I want to hate the Koch brothers. You want to hate the

I want to hate the Koch brothers. You want to hate the Koch brothers. Yet this clumsy advocacy doc makes it hard to do. Perhaps you recall reading how directors Carl Deal and Tia Lessin lost their public-TV funding for the project, then resorted to Kickstarter, because David Koch is on the board of two PBS affiliate stations. Editorial oversight may also have been lost, and one wonders how much Deal and Lessin have tailored Citizen Koch to suit their citizen financiers, in the manner of Robert Greenwald (Outfoxed, etc.). In its tone and construction, Citizen Koch is well below PBS broadcast standards. I’ve seen better screeds stapled on telephone poles.

Most damningly, it’s old news. Much of the film is set in Wisconsin, where Gov. Scott Walker seeks to break public-sector unions, then fights against a voter recall effort. He prevailed in both battles (aided by corporate money), as we know, because they took place over two years ago and were extensively covered by NPR, The New York Times, and company. Given the amount of excellent reporting done by those annals (and The New Yorker’s Jane Meyer, in particular, on the Kochs and Citizens United ), Citizen Koch’s roster of talking heads is hugely disappointing: a few bloggers and activists, junior-varsity pundits, and the doomed 2012 Republican presidential candidate Buddy Roemer—the Dennis Kucinich of the right—whom they treat like an oracle. Money corrupts politics, he says. No, really?

Their dependence on old news clips and the occasional press conference—Tim Phillips of the Koch-funded Americans for Prosperity is particularly odious—probably reflects the filmmakers’ budget constraints. Smarter, better-sourced documentaries from the likes of Alex Gibney or Charles Ferguson take time and money. It’s cheaper to harvest our easy scorn—for Sarah Palin, the John Birch Society, Samuel Alito, etc.—and set it to that ominous synthesizer drone we know from TV campaign ads. The subject here may not demand balance, but it requires deeper insight.

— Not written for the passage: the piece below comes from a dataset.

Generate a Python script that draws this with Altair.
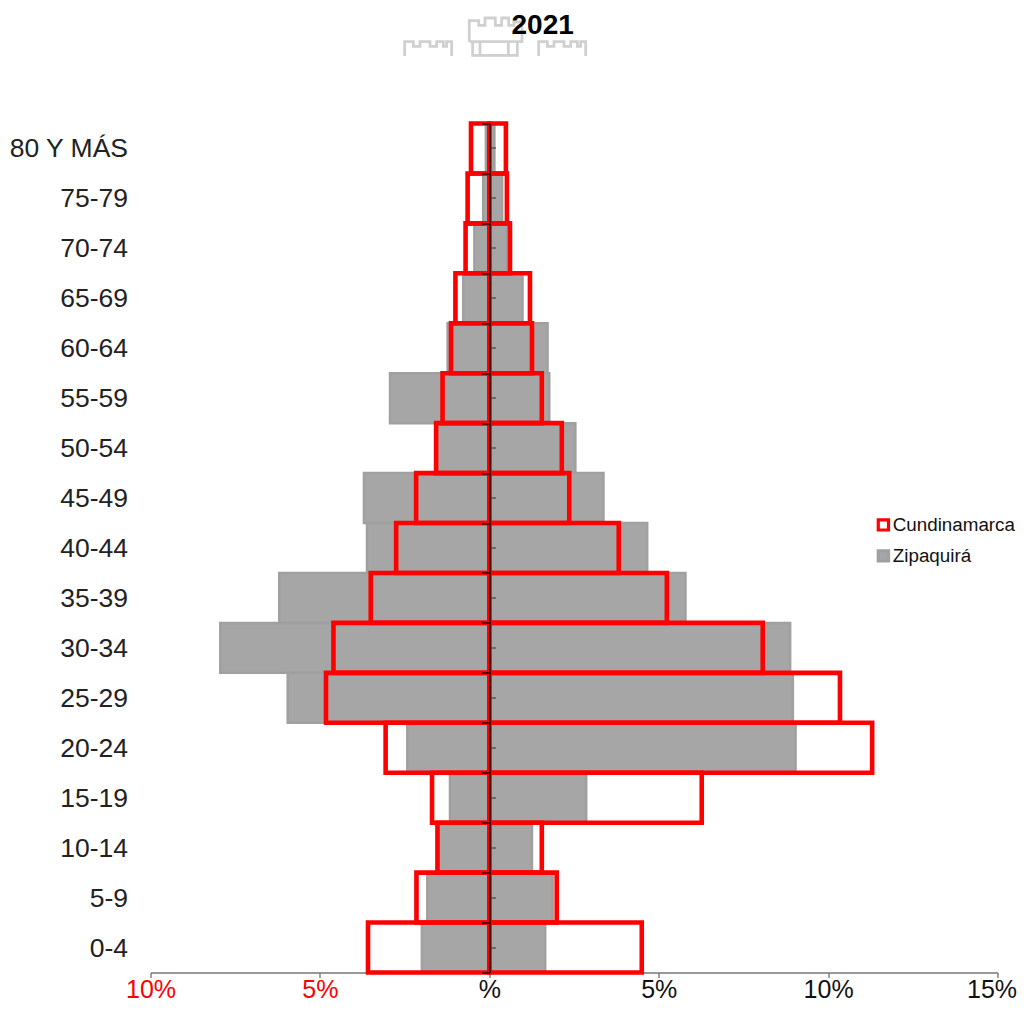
import altair as alt
import pandas as pd

AGES = ["80 Y MÁS", "75-79", "70-74", "65-69", "60-64", "55-59", "50-54", "45-49", "40-44",
        "35-39", "30-34", "25-29", "20-24", "15-19", "10-14", "5-9", "0-4"]
ZIP_LEFT = [-0.10, -0.18, -0.44, -0.77, -1.23, -2.93, -1.55, -3.70, -3.61,
            -6.20, -7.94, -5.95, -2.42, -1.16, -1.50, -1.83, -1.99]
ZIP_RIGHT = [0.15, 0.38, 0.52, 0.98, 1.72, 1.77, 2.54, 3.37, 4.66,
             5.79, 8.88, 8.96, 9.04, 2.86, 1.26, 1.87, 1.65]
CUN_LEFT = [-0.54, -0.64, -0.70, -1.00, -1.13, -1.38, -1.57, -2.16, -2.75,
            -3.50, -4.60, -4.82, -3.06, -1.69, -1.53, -2.15, -3.58]
CUN_RIGHT = [0.49, 0.52, 0.61, 1.20, 1.26, 1.55, 2.14, 2.36, 3.82,
             5.24, 8.07, 10.35, 11.30, 6.27, 1.55, 1.99, 4.50]
SERIES = ["Cundinamarca", "Zipaquirá"]
X_TICKS = [-10, -5, 0, 5, 10, 15]
TITLE = "2021"


def frame(name, left, right):
    rows = []
    for a, l, r in zip(AGES, left, right):
        rows.append({"age": a, "serie": name, "v": l})
        rows.append({"age": a, "serie": name, "v": r})
    return pd.DataFrame(rows)


zip_df = frame(SERIES[1], ZIP_LEFT, ZIP_RIGHT)
cun_df = frame(SERIES[0], CUN_LEFT, CUN_RIGHT)
age_df = pd.DataFrame({"age": AGES, "v": [0] * len(AGES)})

FONT = "Liberation Sans"
x_scale = alt.Scale(domain=[-10, 15], nice=False, zero=False)
y_scale = alt.Scale(domain=AGES, paddingInner=0, paddingOuter=0)
x_axis = alt.Axis(
    values=X_TICKS, grid=False, title=None,
    labelExpr="datum.value == 0 ? '%' : abs(datum.value) + '%'",
    labelColor=alt.ExprRef("datum.value < 0 ? '#ff0000' : '#111111'"),
    labelOffset=alt.ExprRef("datum.value == 15 ? -6 : 0"),
    labelFont=FONT, labelFontSize=25, labelPadding=0, labelFlush=False,
    domainColor="#777777", domainWidth=1.5, tickColor="#444444", tickSize=5, tickWidth=1,
)
x_enc = alt.X("v:Q", scale=x_scale, axis=x_axis)
stroke_enc = alt.Stroke("serie:N", title=None, scale=alt.Scale(domain=SERIES, range=["#ff0000", "#a0a0a0"]),
                        legend=alt.Legend(
                            orient="none", legendX=723.5, legendY=392, title=None,
                            symbolType="square", symbolSize=105, symbolStrokeWidth=3.2,
                            labelFont=FONT, labelFontSize=18.8, labelColor="#111111",
                            labelOffset=0, rowPadding=7,
                        ))
fill_enc = alt.Fill("serie:N", title=None, scale=alt.Scale(domain=SERIES, range=["transparent", "#a6a6a6"]))

gray = alt.Chart(zip_df).mark_bar(strokeWidth=2.5).encode(
    x=x_enc,
    y=alt.Y("age:N", sort=AGES, scale=y_scale, title=None,
            axis=alt.Axis(orient="left", ticks=False, domain=False, grid=False,
                          labelFont=FONT, labelFontSize=26.5, labelColor="#222222", labelPadding=23,
                          labelOffset=1)),
    stroke=stroke_enc, fill=fill_enc,
)
red = alt.Chart(cun_df).mark_bar(strokeWidth=4.6).encode(
    x=x_enc,
    y=alt.Y("age:N", sort=AGES, scale=y_scale, title=None,
            axis=alt.Axis(orient="left", offset=-339, labels=False, grid=False, tickBand="extent",
                          domainColor="#000000", domainWidth=1.5, tickColor="#000000", tickSize=8,
                          tickWidth=1.2, zindex=1)),
    stroke=stroke_enc, fill=fill_enc,
)
center_ticks = alt.Chart(age_df).mark_bar(opacity=0).encode(
    x=x_enc,
    y=alt.Y("age:N", sort=AGES, scale=y_scale, title=None,
            axis=alt.Axis(orient="right", offset=-508, labels=False, grid=False, domain=False,
                          tickColor="#333333", tickSize=6, tickWidth=1, zindex=1)),
)

# faint castle emblem behind the title, given as small glyph outlines (R = half-size in px)
R = 30.0
def glyph(cmds, cx, cy):
    out = []
    for c, x, y in cmds:
        out.append(f"{c}{(x / 3 + 380 - cx) / R:.3f},{(y / 3 - cy) / R:.3f}")
    return " ".join(out)

BIG = [("M", 268, 125), ("L", 268, 62), ("L", 296, 62), ("L", 296, 76), ("L", 315, 76), ("L", 315, 54), ("L", 346, 54),
       ("L", 346, 76), ("L", 365, 76), ("L", 365, 54), ("L", 386, 54), ("L", 386, 76), ("L", 402, 76), ("L", 402, 66),
       ("L", 426, 66), ("L", 426, 125), ("L", 268, 125),
       ("M", 278, 125), ("L", 278, 166), ("L", 300, 166), ("L", 300, 125),
       ("M", 385, 125), ("L", 385, 166), ("L", 412, 166), ("L", 412, 125),
       ("M", 300, 166), ("L", 385, 166)]
SMALL_L = [("M", 74, 168), ("L", 74, 125), ("L", 100, 125), ("L", 100, 139), ("L", 120, 139), ("L", 120, 125), ("L", 150, 125),
           ("L", 150, 139), ("L", 170, 139), ("L", 170, 125), ("L", 190, 125), ("L", 190, 139), ("L", 200, 139), ("L", 200, 125),
           ("L", 215, 125), ("L", 215, 168)]
SMALL_R = [(c, x + 402, y) for c, x, y in SMALL_L]
EMBLEM = [(BIG, 495.0, 37.0), (SMALL_L, 428.0, 48.0), (SMALL_R, 562.0, 48.0)]

castles = [
    alt.Chart(age_df.head(1)).mark_point(
        shape=glyph(cmds, cx, cy), size=(2 * R) ** 2, filled=False, stroke="#d0d0d0", strokeWidth=2.8, opacity=1
    ).encode(x=alt.value(cx - 150.5), y=alt.value(cy - 123.5))
    for cmds, cx, cy in EMBLEM
]
title_mark = alt.Chart(age_df.head(1)).mark_text(
    text=TITLE, font=FONT, fontSize=28, fontWeight="bold", color="#000000", align="left", baseline="alphabetic"
).encode(x=alt.value(361), y=alt.value(-90))

chart = alt.layer(gray, red, center_ticks, *castles, title_mark).resolve_axis(y="independent").properties(
    width=847, height=849,
    autosize=alt.AutoSizeParams(type="none"),
    padding={"left": 142.5, "top": 115.5, "right": 19.5, "bottom": 30},
).configure_view(stroke=None)

chart.save("out.html", embed_options={"renderer": "svg", "actions": False})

As with their 2008 doc Trouble the Water, about Hurricane Katrina, Deal and Lessin do better with individual stories than the big picture. “I don’t get where regular people have become the bad guy,” says a Wisconsin prison guard about the barrage of TV ads implying his union (and others) have bankrupted the state. Well, we know where the money came from for those ads. (Gov. Walker is presently being charged by state prosecutors on that subject.) What’s more disturbing, when the filmmakers ask a Wisconsin Tea Party supporter why he believes unions are outspending corporations in that state (the opposite was true, at a ratio of roughly 8:1), is his blithe denial of the facts. He, too, is regular people. And he’s proudly voting against his economic self-interest in the name of “freedom,” just as the Kochs intended. (Note: Deal will conduct a Q&A following the 7 p.m. Sat. screening.)

Runs Fri., June 27–Thurs., July 3 at Sundance Cinemas. Not rated. 90 minutes.